The cyber criminals selling network access to the highest bidder

The cyber criminals selling network access to the highest bidder

Levi Gundert, SVP of Global Intelligence at Recorded Future , discusses the selling of pay-per-install services on the dark web, including the increase of selling unauthorised access services.

Despite the best efforts of international authorities, the underground economy of cyber criminals has continued to grow and develop over the years. Criminals can purchase everything they need to enact an attack through the dark web, and there are many who specialise in selling on their services.

One of the cornerstones of this illicit market has long been pay-per-install (PPI), where buyers will purchase unauthorised access to a victim’s computer. The service is typically delivered through an automated platform that can provide access to large amounts of compromised machines at once. From here, the buyer will be free to install their malware payloads of choice, such as banking trojans, ransomware, adware and spyware.

Because of the volumes involved, PPI has traditionally been sold as a bulk commodity, with typical prices ranging from $0.05 and $0.20 per infection. Even the most prolific PPI sellers will only be making around $200 a day for their work.

However, recent years have seen a shift away from network access as a low-value, high-volume commodity and towards a new focus on directly selling or auctioning access to one system or network at a time. This model allows sellers to maximise their profits, and we have seen an alarming increase in network access related activity on the dark web as a result.

Shifting values and increasing threats

Whereas the older PPI model tended not to differentiate between the victims it sold access to, the direct model will adjust the price to match the value of the target, with name brand enterprises or governmental agencies for example selling for much higher prices.
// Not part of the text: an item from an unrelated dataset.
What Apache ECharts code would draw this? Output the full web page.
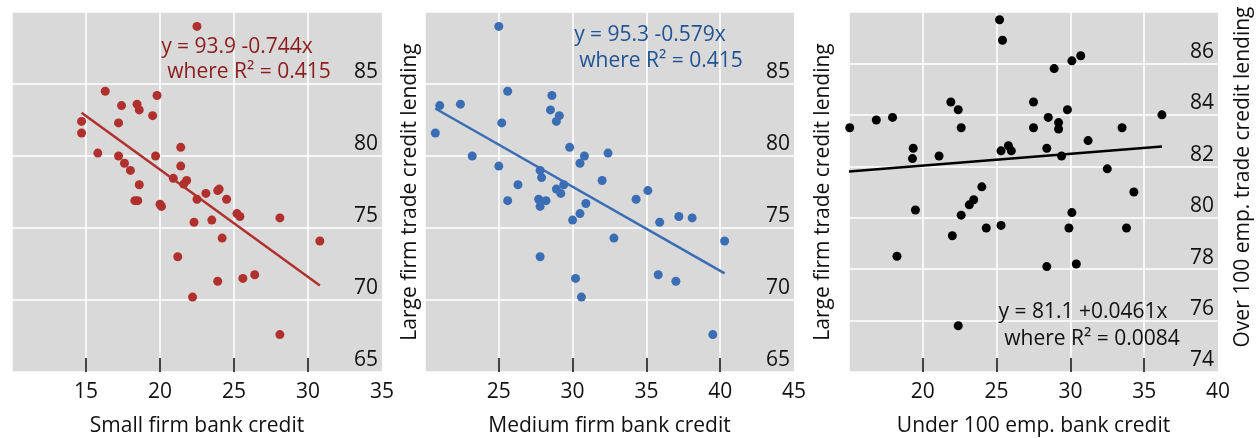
<!DOCTYPE html>
<html>
<head>
<meta charset="utf-8">
<script src="https://cdn.jsdelivr.net/npm/echarts@6/dist/echarts.min.js"></script>
<style>
  html, body { margin: 0; padding: 0; background: #fff; }
  #chart { width: 1256px; height: 438px; }
</style>
</head>
<body>
<div id="chart"></div>
<script>
// points: [bank credit, trade credit lending]
const smallFirm = [
  [22.5, 89.0], [16.3, 84.5], [17.4, 83.5], [18.45, 83.6], [18.6, 83.2],
  [19.8, 84.2], [19.5, 82.8], [17.2, 82.3], [14.7, 82.4], [14.7, 81.6],
  [15.8, 80.2], [17.2, 80.0], [19.7, 80.0], [21.4, 80.6], [17.6, 79.5],
  [18.0, 79.0], [21.4, 79.3], [18.6, 78.0], [20.9, 78.45], [21.8, 78.3],
  [21.6, 78.05], [23.1, 77.4], [23.9, 77.6], [24.0, 77.7], [18.3, 76.9],
  [18.5, 76.9], [20.0, 76.65], [20.1, 76.5], [22.5, 77.0], [24.5, 77.0],
  [25.2, 76.0], [25.4, 75.8], [28.1, 75.7], [22.3, 75.4], [23.5, 75.55],
  [24.2, 74.3], [30.8, 74.1], [21.2, 73.0], [23.9, 71.3], [25.6, 71.5],
  [26.4, 71.75], [22.2, 70.2], [28.1, 67.6]
];
const mediumFirm = [
  [25.0, 89.0], [25.6, 84.5], [28.6, 84.2], [28.5, 83.2], [29.1, 82.8],
  [21.0, 83.5], [22.4, 83.6], [28.9, 82.4], [25.2, 82.3], [20.7, 81.6],
  [29.8, 80.6], [23.2, 80.0], [30.8, 80.0], [32.4, 80.2], [30.5, 79.5],
  [25.0, 79.3], [27.8, 79.0], [27.9, 78.5], [26.3, 78.0], [32.0, 78.3],
  [29.4, 78.0], [28.9, 77.7], [29.2, 77.4], [35.1, 77.6], [25.6, 76.9],
  [27.7, 77.0], [27.8, 76.5], [28.2, 76.9], [34.3, 77.0], [30.9, 76.7],
  [30.5, 76.0], [30.0, 75.55], [35.9, 75.4], [37.2, 75.8], [38.1, 75.7],
  [32.8, 74.3], [40.3, 74.1], [27.8, 73.0], [30.2, 71.5], [35.8, 71.75],
  [37.0, 71.3], [30.6, 70.2], [39.5, 67.6]
];
const under100 = [
  [25.2, 87.7], [25.4, 86.9], [30.1, 86.1], [30.7, 86.3], [28.9, 85.8],
  [21.9, 84.5], [22.4, 84.2], [27.5, 84.5], [29.8, 84.2], [16.85, 83.8],
  [17.95, 83.9], [36.2, 84.0], [28.5, 83.9], [15.05, 83.5], [22.6, 83.5],
  [27.5, 83.5], [29.2, 83.7], [29.2, 83.45], [33.5, 83.5], [19.35, 82.7],
  [19.3, 82.3], [21.1, 82.4], [25.3, 82.6], [25.8, 82.8], [26.0, 82.6],
  [28.4, 82.7], [31.2, 83.0], [29.4, 82.4], [32.5, 81.9], [24.0, 81.2],
  [34.3, 81.0], [23.45, 80.7], [23.15, 80.5], [19.5, 80.3], [22.6, 80.1],
  [30.1, 80.2], [22.0, 79.3], [24.3, 79.6], [25.3, 79.7], [29.9, 79.6],
  [33.8, 79.6], [18.25, 78.5], [28.4, 78.1], [30.4, 78.2], [22.4, 75.8]
];

// fitted lines, end points as drawn
const smallFit = [[14.7, 83.0], [30.8, 71.0]];
const mediumFit = [[20.7, 83.3], [40.3, 71.85]];
const under100Fit = [[15.0, 81.8], [36.2, 82.77]];

const fitText = [
  ["y = 93.9 -0.744x", "where R\u00b2 = 0.415"],
  ["y = 95.3 -0.579x", "where R\u00b2 = 0.415"],
  ["y = 81.1 +0.0461x", "where R\u00b2 = 0.0084"]
];

const xNames = ["Small firm bank credit", "Medium firm bank credit", "Under 100 emp. bank credit"];
const xRanges = [[10, 35], [20, 45], [15, 40]];
const xTicks = [[10, 15, 20, 25, 30], [20, 25, 30, 35, 40], [15, 20, 25, 30, 35]];
const yRanges = [[65, 90, 5], [65, 90, 5], [74, 88, 2]];

const FONT = "'Open Sans', 'Noto Sans', sans-serif";
const FS = 21;
const chart = echarts.init(document.getElementById("chart"));

// outerBoundsMode none: keep the plot boxes where they are, names may sit near the edge
const grids = [
  { left: 12, right: 874, top: 12, bottom: 66 },
  { left: 425, right: 462, top: 12, bottom: 66 },
  { left: 849, right: 38, top: 12, bottom: 66 }
].map((g) => ({
  ...g,
  show: true,
  backgroundColor: "#d9d9d9",
  borderWidth: 0,
  containLabel: false,
  outerBoundsMode: "none"
}));

const xAxes = xNames.map((name, i) => ({
  type: "value",
  gridIndex: i,
  min: xRanges[i][0],
  max: xRanges[i][1],
  interval: 5,
  name: name,
  nameLocation: "middle",
  nameGap: 44,
  nameTextStyle: { fontFamily: FONT, fontSize: FS, color: "#111" },
  axisLine: { show: false },
  axisTick: {
    show: true,
    inside: true,
    length: 14,
    customValues: xTicks[i],
    lineStyle: { color: "#444", width: 2 }
  },
  axisLabel: {
    showMinLabel: false,
    margin: 10,
    fontFamily: FONT,
    fontSize: FS,
    color: "#111"
  },
  splitLine: { lineStyle: { color: "#fff", width: 1.5 } }
}));

const yAxes = yRanges.map((r, i) => ({
  type: "value",
  gridIndex: i,
  position: "right",
  min: r[0],
  max: r[1],
  interval: r[2],
  axisLine: { show: false },
  axisTick: { show: false },
  axisLabel: {
    inside: true,
    showMaxLabel: false,
    margin: 4,
    verticalAlign: "bottom",
    padding: [0, 0, 1, 0],
    fontFamily: FONT,
    fontSize: FS,
    color: "#111"
  },
  splitLine: { lineStyle: { color: "#fff", width: 1.5 } }
}));

// right side title of the last panel
yAxes[2].name = "Over 100 emp. trade credit lending";
yAxes[2].nameLocation = "middle";
yAxes[2].nameRotate = 90;
yAxes[2].nameGap = 15;
yAxes[2].nameTextStyle = { fontFamily: FONT, fontSize: FS, color: "#111", padding: [0, 0, 0, 30] };

// left side titles of panels 2 and 3
[[1, 4], [2, 15]].forEach(([gi, gap]) => {
  yAxes.push({
    type: "value",
    gridIndex: gi,
    position: "left",
    min: yRanges[gi][0],
    max: yRanges[gi][1],
    name: "Large firm trade credit lending",
    nameLocation: "middle",
    nameRotate: 90,
    nameGap: gap,
    nameTextStyle: { fontFamily: FONT, fontSize: FS, color: "#111" },
    axisLine: { show: false },
    axisTick: { show: false },
    axisLabel: { show: false },
    splitLine: { show: false }
  });
});

const colors = ["#b0302e", "#3a6db4", "#000000"];
const textColors = ["#8c1c1c", "#1f5394", "#111111"];
const points = [smallFirm, mediumFirm, under100];
const fits = [smallFit, mediumFit, under100Fit];

const series = [];
points.forEach((pts, i) => {
  series.push({
    type: "scatter",
    xAxisIndex: i,
    yAxisIndex: i,
    symbolSize: 9,
    itemStyle: { color: colors[i], opacity: 1 },
    data: pts
  });
  series.push({
    type: "line",
    xAxisIndex: i,
    yAxisIndex: i,
    symbol: "none",
    lineStyle: { color: colors[i], width: 2.5 },
    data: fits[i]
  });
});

// equation labels
const textPos = [
  [[237, 47], [249, 72]],
  [[650, 35], [661, 61]],
  [[1083, 312], [1092, 339]]
];
const graphic = [];
fitText.forEach((lines, i) => {
  lines.forEach((t, j) => {
    graphic.push({
      type: "text",
      z: 100,
      x: textPos[i][j][0],
      y: textPos[i][j][1],
      style: {
        text: t,
        align: "center",
        verticalAlign: "middle",
        fontFamily: FONT,
        fontSize: FS,
        fill: textColors[i]
      }
    });
  });
});

chart.setOption({
  animation: false,
  grid: grids,
  xAxis: xAxes,
  yAxis: yAxes,
  series: series,
  graphic: graphic
});
</script>
</body>
</html>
One prolific seller Recorded Future investigated, known as Fxmsp Group, commonly secured upwards of $20,000 for access to a single organisation.
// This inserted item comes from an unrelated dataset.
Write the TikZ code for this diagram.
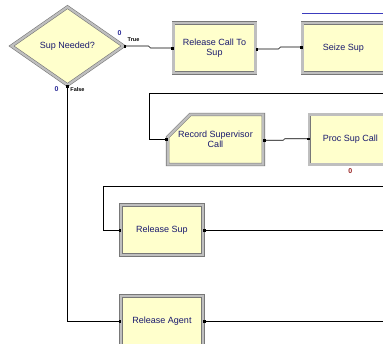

We observed a threefold increase in the amount of advertisements for PPI services and direct sales in 2017 alone, and numbers have continued to grow. As well as the total number of sales, the number of unique monitors advertising unauthorised access likewise more than tripled in 2017 and has increased year-over-year ever since.

The trend demonstrates the way the underground economy has continued to develop and mature, with more criminals realising that they can maximise the profits from their illegal skills by selling access onto other threat actors. All signs point to this trend continuing to increase for the foreseeable future.
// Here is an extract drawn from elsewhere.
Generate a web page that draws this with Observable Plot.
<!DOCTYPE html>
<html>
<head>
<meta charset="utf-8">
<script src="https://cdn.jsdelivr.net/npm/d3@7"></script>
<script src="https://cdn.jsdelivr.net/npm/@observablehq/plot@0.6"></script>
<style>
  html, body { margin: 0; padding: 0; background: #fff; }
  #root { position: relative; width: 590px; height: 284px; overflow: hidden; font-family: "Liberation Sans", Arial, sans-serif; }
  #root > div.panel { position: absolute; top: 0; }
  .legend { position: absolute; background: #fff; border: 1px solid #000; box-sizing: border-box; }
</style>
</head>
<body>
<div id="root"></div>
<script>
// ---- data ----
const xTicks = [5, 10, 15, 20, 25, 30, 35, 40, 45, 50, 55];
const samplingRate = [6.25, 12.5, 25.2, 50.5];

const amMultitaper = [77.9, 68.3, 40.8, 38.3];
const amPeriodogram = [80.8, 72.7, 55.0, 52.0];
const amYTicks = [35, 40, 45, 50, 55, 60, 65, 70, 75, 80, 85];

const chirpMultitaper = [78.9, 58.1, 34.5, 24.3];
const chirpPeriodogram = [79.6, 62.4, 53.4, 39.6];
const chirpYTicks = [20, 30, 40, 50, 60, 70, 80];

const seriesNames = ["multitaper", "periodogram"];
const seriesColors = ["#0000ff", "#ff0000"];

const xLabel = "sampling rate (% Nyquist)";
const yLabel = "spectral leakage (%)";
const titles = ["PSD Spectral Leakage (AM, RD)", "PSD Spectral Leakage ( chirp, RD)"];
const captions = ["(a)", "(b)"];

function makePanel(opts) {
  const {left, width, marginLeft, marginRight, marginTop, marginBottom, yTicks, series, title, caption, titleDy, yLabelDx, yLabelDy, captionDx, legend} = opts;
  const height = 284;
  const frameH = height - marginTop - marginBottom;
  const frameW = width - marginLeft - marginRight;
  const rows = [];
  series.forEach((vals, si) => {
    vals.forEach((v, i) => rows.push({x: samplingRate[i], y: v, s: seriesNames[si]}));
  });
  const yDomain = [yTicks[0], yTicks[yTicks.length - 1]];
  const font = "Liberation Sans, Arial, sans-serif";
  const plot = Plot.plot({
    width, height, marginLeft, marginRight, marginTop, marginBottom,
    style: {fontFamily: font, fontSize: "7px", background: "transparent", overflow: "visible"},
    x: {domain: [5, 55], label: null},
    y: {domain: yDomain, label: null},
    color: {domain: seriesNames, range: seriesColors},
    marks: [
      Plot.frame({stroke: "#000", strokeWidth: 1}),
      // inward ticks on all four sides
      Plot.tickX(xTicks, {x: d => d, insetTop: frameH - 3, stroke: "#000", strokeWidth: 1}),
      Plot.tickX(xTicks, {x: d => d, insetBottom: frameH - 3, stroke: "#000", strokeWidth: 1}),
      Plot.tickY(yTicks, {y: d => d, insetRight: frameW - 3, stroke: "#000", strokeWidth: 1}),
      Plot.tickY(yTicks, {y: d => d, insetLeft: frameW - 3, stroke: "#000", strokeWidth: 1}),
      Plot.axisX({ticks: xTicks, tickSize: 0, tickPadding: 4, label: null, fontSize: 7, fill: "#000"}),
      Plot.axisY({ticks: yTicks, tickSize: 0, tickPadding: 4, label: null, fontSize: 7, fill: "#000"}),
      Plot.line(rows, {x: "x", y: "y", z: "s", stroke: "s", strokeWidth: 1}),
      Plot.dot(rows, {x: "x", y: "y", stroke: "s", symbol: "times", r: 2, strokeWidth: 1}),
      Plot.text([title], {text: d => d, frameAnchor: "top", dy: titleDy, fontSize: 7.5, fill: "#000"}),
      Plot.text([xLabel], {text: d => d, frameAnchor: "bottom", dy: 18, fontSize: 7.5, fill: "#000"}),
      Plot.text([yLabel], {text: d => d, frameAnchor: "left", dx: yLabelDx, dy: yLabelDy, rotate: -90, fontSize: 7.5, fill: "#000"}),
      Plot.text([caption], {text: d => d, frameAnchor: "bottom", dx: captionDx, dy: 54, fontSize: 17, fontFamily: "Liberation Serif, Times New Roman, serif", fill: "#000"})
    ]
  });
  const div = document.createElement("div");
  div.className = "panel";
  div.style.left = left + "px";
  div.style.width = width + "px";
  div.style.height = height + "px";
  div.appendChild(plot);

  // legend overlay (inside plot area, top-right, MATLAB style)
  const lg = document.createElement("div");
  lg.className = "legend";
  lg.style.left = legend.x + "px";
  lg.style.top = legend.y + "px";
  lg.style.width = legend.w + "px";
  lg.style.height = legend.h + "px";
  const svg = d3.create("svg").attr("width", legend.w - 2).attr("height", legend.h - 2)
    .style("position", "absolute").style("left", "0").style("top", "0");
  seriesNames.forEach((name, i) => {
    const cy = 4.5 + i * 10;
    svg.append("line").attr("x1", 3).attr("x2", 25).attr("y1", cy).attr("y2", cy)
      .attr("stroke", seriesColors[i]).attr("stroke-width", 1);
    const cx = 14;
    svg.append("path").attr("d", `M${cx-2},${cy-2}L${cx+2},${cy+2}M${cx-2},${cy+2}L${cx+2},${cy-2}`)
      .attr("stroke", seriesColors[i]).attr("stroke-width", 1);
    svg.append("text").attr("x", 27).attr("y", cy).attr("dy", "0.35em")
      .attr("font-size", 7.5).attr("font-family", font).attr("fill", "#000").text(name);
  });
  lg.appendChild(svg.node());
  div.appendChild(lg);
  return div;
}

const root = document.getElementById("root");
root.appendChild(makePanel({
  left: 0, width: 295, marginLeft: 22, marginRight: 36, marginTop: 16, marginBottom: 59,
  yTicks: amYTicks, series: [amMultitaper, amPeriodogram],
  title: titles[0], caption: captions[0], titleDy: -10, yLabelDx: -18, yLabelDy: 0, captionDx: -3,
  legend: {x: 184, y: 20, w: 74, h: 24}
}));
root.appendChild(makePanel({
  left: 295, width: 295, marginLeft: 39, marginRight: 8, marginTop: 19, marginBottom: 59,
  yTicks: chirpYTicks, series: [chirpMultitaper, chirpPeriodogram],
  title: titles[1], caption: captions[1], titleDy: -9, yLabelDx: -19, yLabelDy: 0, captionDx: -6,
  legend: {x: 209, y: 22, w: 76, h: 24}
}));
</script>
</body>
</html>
As a result, both public and private sector organisations should brace themselves for an increased volume of opportunistic and targeted attacks on their networks as more actors try to satiate the growing demand for access to specific networks.

In particular, large, well-known organisations and governmental agencies should be aware that access to their networks is seen as an increasingly lucrative prize to be sold to the highest bidder.

Using threat intelligence to defend against unauthorised access

There are a number of different tactics used to gain unauthorised access to a network, but the four major threats are phishing, credential reuse, web shell placement, and the exploitation of misconfigured or vulnerable software.

Security teams should focus their efforts on these four areas if they hope to prevent their network becoming a hot ticket item on the dark web. Accurate, real-time threat intelligence will give security teams an edge in hardening their defences.

Credential reuse

Reusing credentials across the network greatly increases the chances of attackers gaining access. Good security hygiene such as vigilance in asset management and the removal of internet-facing systems running applications without multi-factor authentication will help to prevent credential reuse.

Security intelligence can also reduce the risk by alerting the security team when breached credential sets appear on the dark web, and this can be integrated into the SOAR (security orchestration, automation and response) workflow to initiate a password reset for any breached credential sets.


Attackers have become increasingly adept at disguising their phishing emails to evade security measures and trick targets into sharing login credentials. For example, an email security appliance could be configured to block specific file attachments but will be unable to block malicious emails with third-party links now commonly used for phishing.

Security intelligence can help teams regain the initiative by flagging new domains likely to be used for phishing, helping to improve email security gateway content inspection and detection in DNS telemetry or web proxy appliance resolution.

Web shell placement

Adversaries typically place web shells on web servers via a software vulnerability or misconfiguration. Web shells often evade web application firewalls (WAF) and enable long-term persistence on one or more web servers, which can be used to exploit information resources or gain unauthorised system access.

Detecting the malicious use of web shells requires the continuous identification of new shells and associated feature assessments, a task greatly aided by accurate security intelligence.

Exploiting a known software vulnerability

Keeping up with software patching is essential to defending the network from intrusion, particularly when a new zero-day vulnerability has been discovered. However, organisations often struggle with prioritising and executing an effective patching process – especially enterprises with large environments.

Security intelligence can provide valuable insight to help prioritise certain patches, as well as giving an early warning of vulnerabilities before they appear on the National Vulnerability Database.

As the underground economy continues to shift towards a greater focus on offering on-demand access to specific, high profile networks, organisations must be prepared to defend against even greater numbers of attackers looking to profit from breaking into their network.

However, by focusing on the four most common attack methods used to infiltrate and gain permanence in the network environment, enterprises will be better placed to keep intruders out. Equipping security teams with real-time threat intelligence will enable them to track the latest movements in the criminal community and prevent network access being sold to the highest bidder.